I’d sewn my whole life and drawn and painted for as long as I could remember. Reaching back into fibers when all of my other ideas had dried up made sense to me. Joann’s was filled with bright colors that reminded me of the paint I was using, so I stacked my arms full of scratchy acrylic felt and bought yards and yards of the stuff. I still had large scale flowers in my head and knew felt wouldn’t fray when I cut into it. And it was cheap and I was a poor college student. Wins on multiple fronts in my book.
My first batch of felt, back in college, 2015
I dragged all that yardage back into my studio and started to play with it still thinking about creating a more literal flower form of some kind (while not accounting for the floppiness of felt, oops). That was when I started coiling the felt strips and stitching them up. The felt was wavy on one side, to mimic flower petals, and I was stitching on the “back” to make this large, floppy, concave felt “flower” that I was dragging back and forth in a cardboard box from my studio to my dorm so I could keep sewing late into the night. It is comical to look at now because the thinness of the felt I was working with was never going to create the effect I had in my mind, but it did work out in the end!
The next crit (critique - the formal term for when we all get our hearts ripped out by our peers and professors as art students) rolled around and I dragged out my cardboard box with my half finished, floppy, felt flower with a grand gesture. At this point, I’m a senior in my final semester of college. I’m working on my Honors Thesis and I am stuck. Like, very very stuck. My professor picks up my humongous floppy felt flower and gives me a reserved “hmmm….” which is not a great start.
Then he flips it over, revealing thousands of sloppy stitches. And then I get an “ohhh!” which is a much better response.

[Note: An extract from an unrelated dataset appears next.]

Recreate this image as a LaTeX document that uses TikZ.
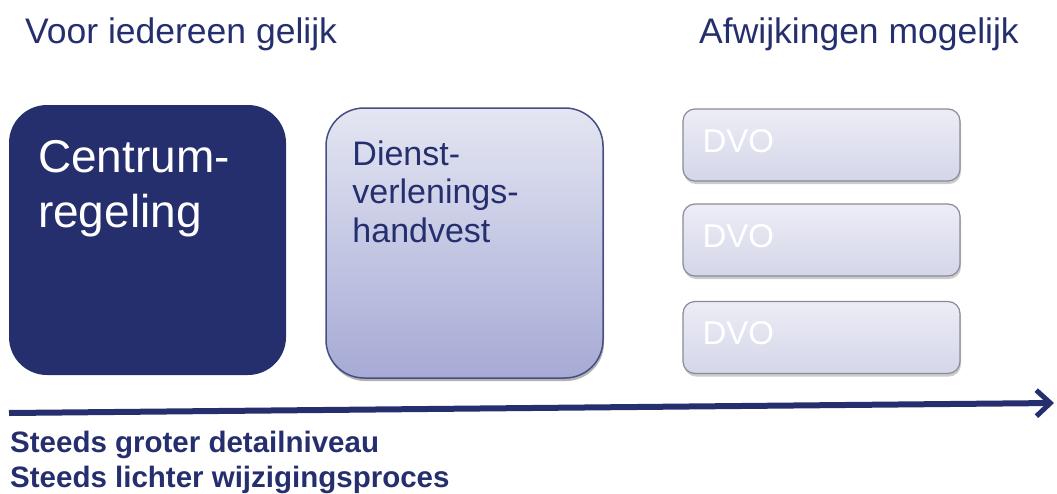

We chat about my goal for the piece and the process I came up with to create it and then we talk about how all of the work and the stitches are creating their own pattern that is much more visually interesting and tell a completely different story that my floppy flower on the other side. The thinness of the felt is pointed out as an issue as well, which I really should have seen coming. The front was not working as I had hoped at all. One of the professors tells me that seeing my hand and the human touch of the piece through the stitches is much more compelling and personal.

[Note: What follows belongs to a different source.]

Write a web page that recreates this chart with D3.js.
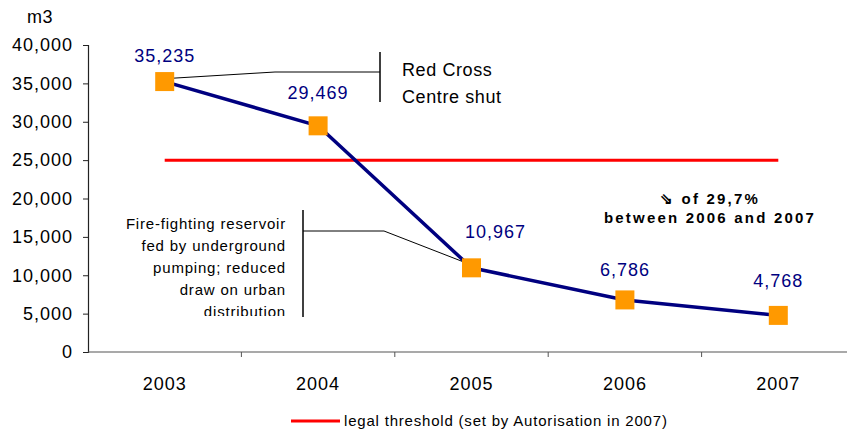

This is, honestly, a watershed moment for me as an artist. As a painter up to this point, I was meticulously hiding and blending out my brush strokes. I wanted the softest most subtle fade you’d ever seen. So smooth that you’d barely even know my hand touched the canvas. I wanted to hide my presence in the work and hide behind it. The idea of putting all of those chaotic stitches on display was both a gut punch and a moment of brilliance. If I put it all out there, there was nowhere to hide. Everyone could see each stitch, every moment of work, every inch of time that I’d spent and in some way, they could read me through that work. It felt terrifyingly vulnerable.

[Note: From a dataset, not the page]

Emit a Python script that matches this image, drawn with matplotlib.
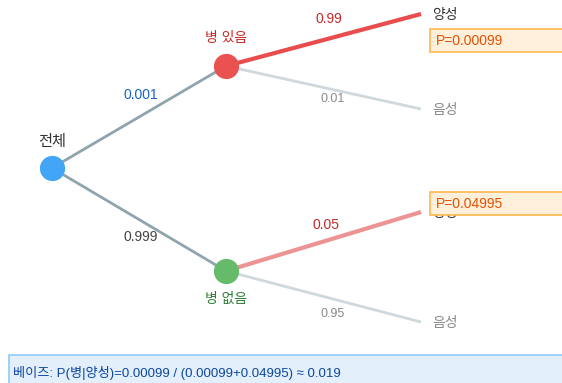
import matplotlib
matplotlib.use('Agg')
import matplotlib.pyplot as plt
from matplotlib.patches import Rectangle

plt.rcParams['font.family'] = ['Liberation Sans', 'Noto Sans CJK KR', 'DejaVu Sans']

# data
root_label = '전체'
level1_labels = ['병 있음', '병 없음']
level1_probs = ['0.001', '0.999']
level2_labels = ['양성', '음성']
level2_probs = [['0.99', '0.01'], ['0.05', '0.95']]
joint_probs = ['P=0.00099', 'P=0.04995']
bayes_text = '베이즈: P(병|양성)=0.00099 / (0.00099+0.04995) ≈ 0.019'

# layout (pixels)
W, H = 562, 383
x0, x1, x2 = 52, 226, 421
y_root = 168
y_l1 = [66, 271]
y_l2 = [[14, 109], [212, 322]]

fig = plt.figure(figsize=(W / 100, H / 100), dpi=100)
ax = fig.add_axes([0, 0, 1, 1])
ax.set_xlim(0, W)
ax.set_ylim(H, 0)
ax.axis('off')

# root -> level1
for i in range(2):
    ax.plot([x0, x1], [y_root, y_l1[i]], color='#90a4ae', lw=2, zorder=1,
            solid_capstyle='butt')

# level1 -> level2
pos_colors = ['#e84c4c', '#ec9494']
for i in range(2):
    ax.plot([x1, x2], [y_l1[i], y_l2[i][0]], color=pos_colors[i], lw=3, zorder=1,
            solid_capstyle='butt')
    ax.plot([x1, x2], [y_l1[i], y_l2[i][1]], color='#cfd8dc', lw=2, zorder=1,
            solid_capstyle='butt')

# nodes
ax.scatter([x0], [y_root], s=330, color='#42a5f5', zorder=3, linewidths=0)
ax.scatter([x1], [y_l1[0]], s=330, color='#ea5252', zorder=3, linewidths=0)
ax.scatter([x1], [y_l1[1]], s=330, color='#66bb6a', zorder=3, linewidths=0)

# node labels
ax.text(x0, 142, root_label, ha='center', va='center', fontsize=11, color='#333333')
ax.text(x1, 38, level1_labels[0], ha='center', va='center', fontsize=10, color='#c62828')
ax.text(x1, 299, level1_labels[1], ha='center', va='center', fontsize=10, color='#2e7d32')

# branch prob labels
ax.text(141, 95, level1_probs[0], ha='center', va='center', fontsize=10, color='#1565c0')
ax.text(141, 237, level1_probs[1], ha='center', va='center', fontsize=10, color='#444444')
ax.text(329, 19, level2_probs[0][0], ha='center', va='center', fontsize=10, color='#c62828')
ax.text(333, 99, level2_probs[0][1], ha='center', va='center', fontsize=9, color='#8a8a8a')
ax.text(326, 225, level2_probs[1][0], ha='center', va='center', fontsize=10, color='#c62828')
ax.text(333, 314, level2_probs[1][1], ha='center', va='center', fontsize=9, color='#8a8a8a')

# leaf labels
for i in range(2):
    ax.text(432, y_l2[i][0] + 1, level2_labels[0], ha='left', va='center',
            fontsize=10, color='#333333', zorder=2)
    ax.text(432, y_l2[i][1] + 1, level2_labels[1], ha='left', va='center',
            fontsize=10, color='#8a8a8a', zorder=2)

# joint probability boxes
box_tops = [29, 192]
for i in range(2):
    ax.add_patch(Rectangle((430, box_tops[i]), 140, 23, facecolor='#fff0dc',
                           edgecolor='#ffb74d', lw=1.2, zorder=4))
    ax.text(436, box_tops[i] + 12, joint_probs[i], ha='left', va='center',
            fontsize=10, color='#e65100', zorder=5)

# bayes box
ax.add_patch(Rectangle((9, 355), 560, 35, facecolor='#e3f0fc',
                       edgecolor='#90caf9', lw=1.2, zorder=4))
ax.text(13, 373, bayes_text, ha='left', va='center', fontsize=9.5,
        color='#0d47a1', zorder=5)

fig.savefig('out.png', dpi=100)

The meditative process of creating those stitches to make that floppy flower had become my lifeline. This was my last semester of the hardest four years of my life so far. My Dad died unexpectedly a year prior as well as other stresses in my life that I thought would break me before I could graduate. I was a few short months away from filling an entire gallery with work that didn’t yet exist.
And then I started sewing. Slowly. By hand. Building that floppy flower one stitch at a time and it felt like I was sewing myself back together again. Each stitch was a meditation. Each stitch marked the time I’d worked on that piece. Time I had to sit still and do one single task. It was slow and it had to be. And I wanted to hide it all because it felt raw and vulnerable and secret. I didn’t want to have to talk about why stitching was what I wanted to do. Many people wondered if I could create a similar effect much faster if I glued it, but I couldn’t glue it. I had to sew. And I sewed and I sewed and I sewed.
The Floppy Flower, formally titled Equivocation, shot in my mom's backyard, 2015
I finished the flower and shoved it in a corner to figure out how to display it later and decided to explore what it would look like if I really gave the stitches a chance. If I went in planning to show the stitches off, what would I make? I showed up at the next crit with the beginnings of a new piece in my hands and I could have sworn there was a collective gasp. Multiple professors responded positively. I was onto something! Or so they said. And so I kept sewing. And I resolved not to hide the stitches.
Those stitches are a language all their own. They are a quiet, personal, meditative dialogue between myself and the work. They do not judge. They just listen and record. They recorded every moment I spent in the Visual Arts Building slowly stitching myself into a quieter head space. The soft predictable repetition of sewing gave me space to just be during a time that I felt lost. It brought me back into myself in a way I didn’t know was possible. It grounded me.
The “second” piece is the one I consider my true “first” piece because the floppy flower was an experiment that taught me a lot, but my intentions with that piece were miles away from what my intentions were with the next piece. That piece, named Burgeoning, is what I point to as my “ah ha” moment. The time where I knew fibers were it for me. The time I finally left crit with hope.
Burgeoning, the piece that followed the floppy flower and set me on my standing wool path, 2015
So now, many years later, I still stitch on the front against the tradition of the technique I didn’t know existed. There are times when people see what the “inside” looks like, AKA the back before I stabilize and seal it, and they often gasp and tell me “well that side is beautiful too!” Or sometimes, they tell me they even like the back better than the front. I do not have the energy or heart to tell them the lengthy and deeply personal self-discovery process that made those stitches on the front so important to me, so I usually just chuckle and smile.
There are sections of my work that use hidden stitches because I enjoy the contrast and the punch it gives, and in my mind it is a small nod to the floppy flower that started it all, and a nod to the tradition I was yet to discover for so many years. But the fronts will always have stitches. Those stitches made me the artist I am now and there is not an ounce of hyperbole in that. They gave me the confidence to assert my hand and my presence in my art in a way I’d never been comfortable with before.